If the underlying Java class implements the ``weka.core.OptionHandler`` method, then
you can use the ``to_help()`` method to generate a string containing the ``globalInfo()``
and ``listOptions()`` information:

.. code-block:: python

   from weka.classifiers import Classifier
   cls = Classifier(classname="weka.classifiers.trees.J48")
   print(cls.to_help())


Option handling
---------------

Any class derived from ``OptionHandler`` (module ``weka.core.classes``) allows 
getting and setting of the options via the property ``options``. Depending on
the sub-class, you may also provide the options already when instantiating the
class. The following two examples instantiate a J48 classifier, one using
the ``options`` property and the other using the shortcut through the constructor:

.. code-block:: python

   from weka.classifiers import Classifier
   cls = Classifier(classname="weka.classifiers.trees.J48")
   cls.options = ["-C", "0.3"]

.. code-block:: python

   from weka.classifiers import Classifier
   cls = Classifier(classname="weka.classifiers.trees.J48", options=["-C", "0.3"])

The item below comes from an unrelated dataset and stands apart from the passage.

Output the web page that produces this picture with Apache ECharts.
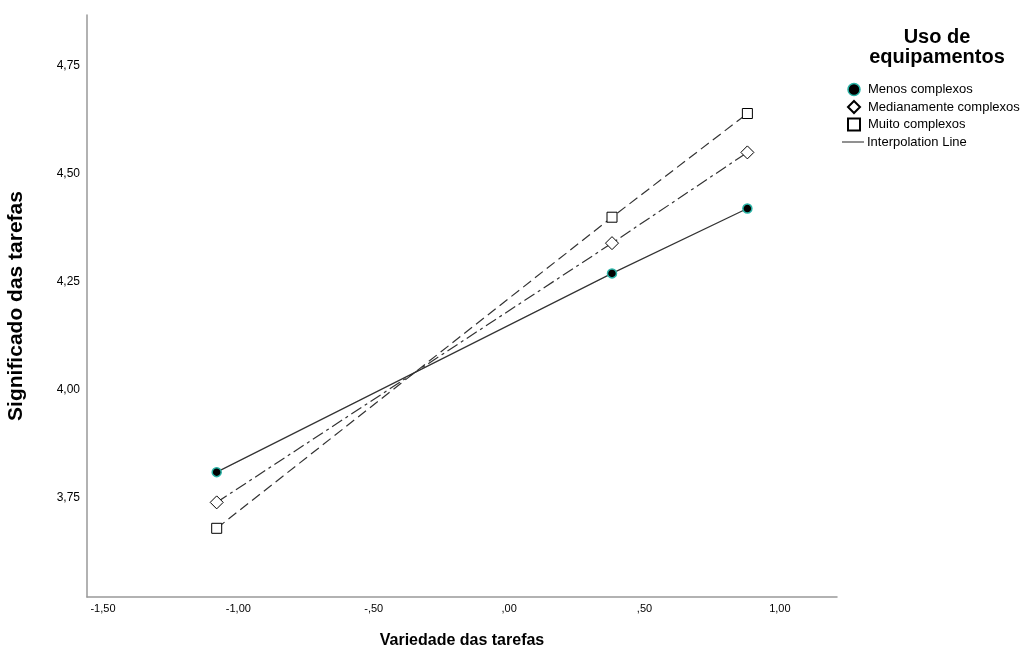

You can use the ``options`` property also to retrieve the currently set options:

.. code-block:: python

   from weka.classifiers import Classifier
   cls = Classifier(classname="weka.classifiers.trees.J48", options=["-C", "0.3"])
   print(cls.options)


Build classifier on dataset, output predictions
-----------------------------------------------

.. code-block:: python

   from weka.classifiers import Classifier
   cls = Classifier(classname="weka.classifiers.trees.J48", options=["-C", "0.3"])
   cls.build_classifier(data)

   for index, inst in enumerate(data):
       pred = cls.classify_instance(inst)
       dist = cls.distribution_for_instance(inst)
       print(str(index+1) + ": label index=" + str(pred) + ", class distribution=" + str(dist))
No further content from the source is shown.